The coming year will be a very challenging one for Haiti as it seeks to recover and rebuild from January’s tragic earthquake, but with the right international support the country can embark on a new era of stability and growth, the top United Nations official there said today.
“I believe the next 12 to 18 months are a period of great challenge and risk in Haiti, but one which we can help the Government to weather,” Edmond Mulet, the Secretary-General’s Special Representative and head of the UN peacekeeping mission in Haiti (MINUSTAH), told a Security Council meeting.
“What Haiti needs now is a supporting arm of a companion on which it can lean as it gets back on its feet. That is the role which we, the international community, can play,” he added.
Dozens of nations and organizations are assisting the small Caribbean country in the wake of the 12 January quake, which killed more than 200,000 people – including 101 UN staff members – and left 1.3 million more homeless, in addition to damaging Government buildings and vital infrastructure.

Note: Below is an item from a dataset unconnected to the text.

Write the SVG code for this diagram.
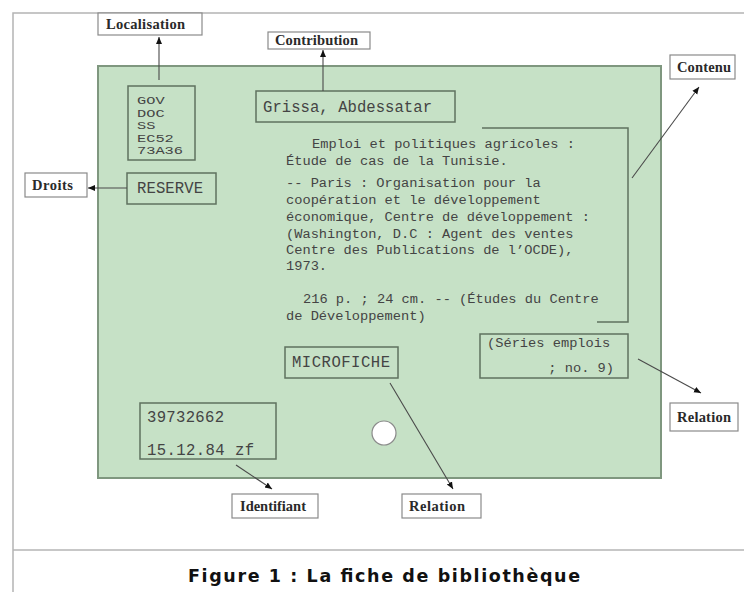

Mr. Mulet said Haiti’s path to stability following this tragedy depends above all on adherence to the political and electoral timetable to enable a constitutional hand-over of power in February 2011.
Falling behind in this regard would “seriously undermine the stability we have been working towards in Haiti for many years,” he stated.
The coming year will also witness new security pressures, including from criminals who are now at large again in the wake of the earthquake, as well as economic risks with millions living in very vulnerable conditions, and the risk of new natural disasters.
“However, I believe there is good reason to think that Haiti and its international partners can manage and mitigate those risks,” said Mr. Mulet. “If we do so, I hope that within two years, we could again be in the position we had reached in 2009 – a Haiti that is relatively stable and growing economically.”
To manage this critical period, Secretary-General Ban Ki-moon, in his latest report on MINUSTAH, asks the Council to endorse a strengthening of the mission to enable it provide better support to recovery efforts. This includes a surge in the mission’s police presence to help ensure their visibility on the streets and in camps for displaced people.
Mr. Ban noted that much of the required “surge” can be achieved by scaling up activities within the current mandate, while a few areas of the mission should provide greater technical, operational and logistical assistance to Haiti’s Government and State institutions.
“Whereas before the earthquake, the mission was entering a period of consolidation, a surge effort is now needed for the next 18 months to two years, in which the mission will help the Government preserve the gains of stabilization to date and enable a smooth transition to long-term reconstruction,” he wrote.
Echoing the Secretary-General’s call, Mr. Mulet said that with just a little more of the support that the UN is already providing, Haiti will make its own way forward. “That would be the best end to the terrible story of 12 January 2010, and a necessary, fitting tribute to the lives of those we have lost.”
Haiti’s Prime Minister, Jean-Max Bellerive, thanked Council members for the solidarity shown in the wake of the earthquake, noting that the tragedy has profoundly changed the context in which MINUSTAH is working.
The coming 18 months will present his Government with new risks within the framework of reconstruction and post-disaster management, during which the presence of MINUSTAH will remain necessary. This is particularly true with regard to the holding of free and fair elections.
Challenges that were already great before the earthquake are greater today, but the solidarity of the international community provides the people and Government of Haiti with the hope that a brighter future is possible, he told the 15-member body.
Meanwhile, Deputy Secretary-General Asha-Rose Migiro announced that the UN, working with the Haitian Government and other partners, is planning a nationwide movement for learning in the country.
“In the aftermath of disaster, school does more than promote learning. It gives children a sense of normalcy amid the chaos. It is a place of security and sanctuary. Above all, it offers hope for the future,” the Deputy Secretary-General wrote in an opinion piece published today in Mexico’s El Sol.
She added that in her native Tanzania, the founding president was known by the highest title bestowed, “Teacher.”
“President Julius ‘Mwalimu’ Nyerere’s first principle of self-reliance was grounded on education, for girls as well as boys – a legacy of gender equality that paved the way for my own career,” Ms. Migiro wrote.
The international community raised nearly $10 billion for Haiti at last month’s donors’ conference in New York. It is not clear yet how much of the money will be allocated for education.
Some 38,000 students and 1,300 teachers and other education personnel lost their lives in the quake, which also destroyed more than 4,000 schools as well as the Ministry of Education’s headquarters, according to the UN Children’s Fund (UNICEF).
The UN agency and its partners have been working with the Haitian Government to provide 3,000 school tents, educational materials, recreational items and furniture for children whose schools were destroyed or who are seeking refuge in camps.